The Disney Channel’s new Moon Girl and Devil Dinosaur cartoon from executive producers Laurence Fishburne, Helen Sugland, and Steve Loter is a kids’ show in the sense that its story about a girl fighting crime with her pet dinosaur is aimed squarely at a younger audience. For all of its super sci-fi whimsy and jokiness, the series knows better than to talk down to its viewers, which is one of the main reasons why its music-forward exploration of things like gentrification and trolling work so well.
Disney’s Moon Girl and Devil Dinosaur is a slick, stylish break from the MCU and all its baggage
Disney’s Moon Girl and Devil Dinosaur is a slick, stylish break from the MCU and all its baggage
Watching Moon Girl and Devil Dinosaur, you can tell that it’s the first co-production between Marvel Studios and Disney’s in-house TV animation arms and see how its narrative stylings have been influenced by the studios’ live-action superhero projects. But as burned out on MCU fare as you might be at this point, Moon Girl and Devil Dinosaur’s very focused on doing its own thing, which makes it feel like one of Marvel’s most inspired comic book adaptations.
Based on Marvel’s 2015 Moon Girl and Devil Dinosaur comics series from Brandon Montclare, Amy Reeder, and Natacha Bustos, the new Disney Channel show tells the slightly updated origin story of Lunella Lafayette (Diamond White), a 13-year-old genius from Manhattan’s Lower East Side. When she isn’t skating around and helping out at her family’s roller rink or effortlessly getting perfect grades at school, she’s usually busy tinkering in the secret laboratory she’s built below the apartment building she lives in without any of her neighbors knowing.

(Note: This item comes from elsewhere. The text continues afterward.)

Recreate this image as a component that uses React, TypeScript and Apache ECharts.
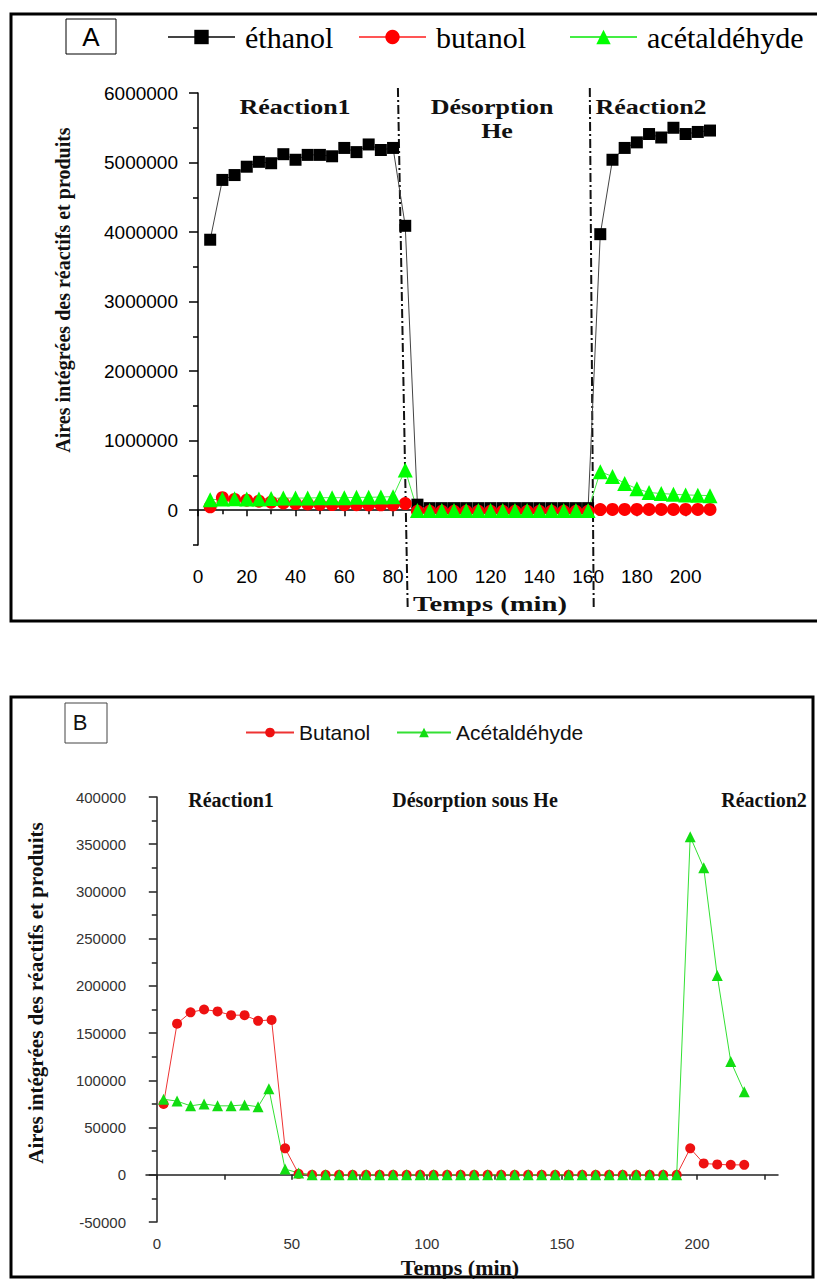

Whether it’s nuclear-powered popcorn machines or fuel-efficient jetpacks, most everything Lunella builds works (almost) flawlessly. But when Lunella attempts to replicate one of her idol’s most famed experiments one day, something goes very wrong with the build, and she inadvertently summons a hulking, red Tyrannosaurus rex (Fred Tatasciore) from the far-flung past into her present-day life.
Though it easily could have been a straightforward “educational” series solely focused on framing STEM mindsets as a superpower, Moon Girl and Devil Dinosaur takes the much more scenic and interesting route as it paints a vibrant picture of the world Lunella lives in. Lunella doesn’t just build miniaturized power grids for fun or because her homework isn’t challenging enough. She does it because she loves the knish shop down the street and the Black barbershop next door, and she knows that nobody else is going to help those businesses as the rest of her neighbors deal with rolling blackouts that only ever seem to affect their neighborhood.
Both in terms of tone and narrative focus, Moon Girl and Devil Dinosaur feels very cognizant of the MCU’s existence and of its own comic book origins. But it sits very comfortably outside of and away from any established continuities in order to keep Lunella and Devil front and center as New York’s heroes. The Avengers are out there somewhere; it’s just that they never show up in the LES where people like Lunella and her best friend Casey (Libe Barer) live. Lunella and Devil share a special bond, but here it’s because they can understand one another’s speech, and the show very pointedly highlights that alone as being something that makes them both special.
White is pitch perfect as an effervescent, yet sometimes awkward teen getting into the friendly neighborhood superhero game unbeknownst to her loving mom Andria (Sasheer Zamata), dad James (Jermaine Fowler), grandmother Mimi (Alfre Woodard), and grandfather Pops (Gary Anthony Williams). But it’s White’s performance coupled with Moon Girl and Devil Dinosaur’s score from executive music producer Raphael Saadiq that really gives you the full picture of who the show’s Lunella is — a Black girl super scientist whose brilliance has been shaped by her multicultural community.
Every facet of Moon Girl and Devil Dinosaur’s musical production, from the stripped-down tracks playing beneath each episode’s eyecatches to the big, bouncing numbers blasting as Lunella’s battling power-hungry villains, is meticulously crafted — which you can immediately hear. But in moments when Moon Girl and Devil Dinosaur slows the action down to let animation studio Titmouse lean into the simpler, Saturday morning cartoon side of things, you can also feel how the show’s music is always there working to make Lunella’s world feel like a place that’s full of art.
Very similar to Disney Plus’ Ms. Marvel before it, Moon Girl and Devil Dinosaur looks and feels like the future Disney and Marvel should be building toward as they court a newer, younger generation of superhero fans. But for all of its Marvel trappings and sight gags means for comic book fans, Moon Girl and Devil Dinosaur often plays a lot more like Dexter’s Laboratory by way of Cardcaptor Sakura — a lighthearted, stylish action-adventure with enough swag to warrant a rewatch or two.
Moon Girl and Devil Dinosaur premieres on the Disney Channel today, and episodes start hitting Disney Plus on February 15th.